There are two major rules to follow when doing a 1031 exchange:
- The total purchase price of the replacement “like kind” property must be equal to, or greater than the total net sales price of the sold real estate property.
- All the equity received from the sale, of the sold real estate property must be used to acquire the replacement, “like kind” property.
There is also a timeline in which you should acquire the new property. Once you have sold your real estate, you have 45 days from the day you sold to find another property to purchase. According to the IRS guidelines, you must “identify” the property that you wish to purchase. After 180 days from the day you have sold your first property, you must close on a new property and hold ownership of the new one.

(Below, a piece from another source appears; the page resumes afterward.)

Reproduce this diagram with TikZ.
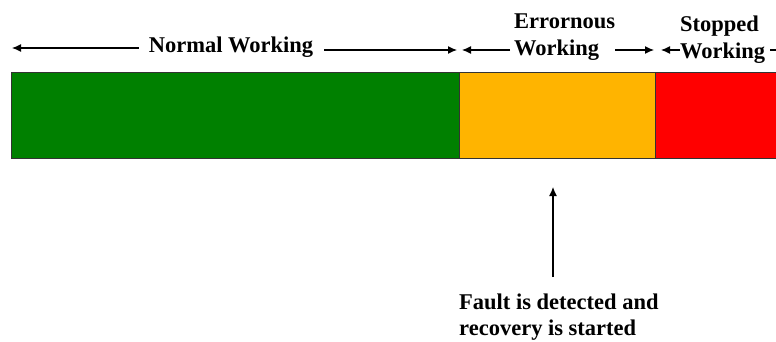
\documentclass[tikz,border=0pt]{standalone}
\usepackage{fontspec}
\setmainfont{Liberation Serif}
\usetikzlibrary{arrows.meta}
\usetikzlibrary{positioning}
\definecolor{wgreen}{RGB}{0,128,0}
\definecolor{worange}{RGB}{255,180,0}
\definecolor{wred}{RGB}{255,0,0}

\tikzset{
  phase/.style={draw=black!80, line width=1pt, minimum height=85pt, inner sep=0pt, outer sep=0pt, anchor=north west},
  lbl/.style={font=\fontsize{22.5}{27}\selectfont\bfseries, align=left, inner sep=0pt},
  span/.style={line width=1.2pt, -{Latex[length=9pt,width=8pt]}},
}

\begin{document}
\begin{tikzpicture}[x=1pt, y=-1pt]
      \useasboundingbox (0, 0) rectangle (776, 342);

      \node [phase, fill=wgreen, minimum width=448pt] (normal) at (11, 73) {};
      \node [phase, fill=worange, minimum width=196pt] (error) at (normal.north east) {};
      \node [phase, fill=wred, minimum width=135pt] (stopped) at (error.north east) {};

      \node [lbl] (normtxt) at (231, 47) {Normal Working};
      \node [lbl, anchor=west] (errtxt) at (514, 37) {Errornous\\Working};
      \node [lbl, anchor=west] (stoptxt) at (680, 40) {Stopped\\Working};

      \coordinate (b0) at (12, 48);
      \coordinate (b1) at (459, 50);
      \coordinate (b2) at (655, 50);
      \coordinate (b3) at (788, 50);

      \draw [span, shorten <=10pt] (normtxt.west |- b0) -- (b0);
      \draw [span, shorten <=11pt, shorten >=2pt] (normtxt.east |- b1) -- (b1);
      \draw [span, shorten <=4pt, shorten >=3pt] (errtxt.west |- b1) -- (b1);
      \draw [span, shorten >=1pt] (errtxt.east |- b2) -- (b2);
      \draw [span, shorten >=6pt] (stoptxt.west |- b2) -- (b2);
      \draw [span, shorten <=5pt] (stoptxt.east |- b3) -- (b3);

      \node [lbl, anchor=north west, font=\fontsize{22.5}{26}\selectfont\bfseries] (fault) at (459, 294) {Fault is detected and\\recovery is started};

      \coordinate (detect) at (553, 187);
      \draw [span, shorten <=17pt] (detect |- fault.north) -- (detect);
    \end{tikzpicture}
\end{document}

Since the IRS does not tax a 1031 exchange, you can potentially save you thousands, in taxes that you do not have to pay as long as you do a 1031 exchange to every property you sell. Why might that be a good thing? When you first start acquiring properties, more likely than not, they will be smaller properties like single family homes and duplexes. As time goes on, you may want to acquire more profitable properties such as multifamily units and apartment buildings. Since most banks require a 20% down payment or more on these types of loans, you can do a 1031 exchange on your single family houses to acquire larger apartment buildings.
Capital Gains Allowance
Aside from the 1031 exchange, if you do not want to keep buying properties, also know that the government allows you a capital gains allowance on any capital gains you realize in real estate. When calculating the profit you made from the selling price less the purchase price, if you had made improvements and major repairs on the property such as a new roof or furnace, you are allowed to deduct that from the capital gains. Currently the government allows every person a $250,000 allowance on any gain that they realize on their personal home, as long as they have lived in the property for at least 2 years. For married couples, they have a tax shelter of $500,000.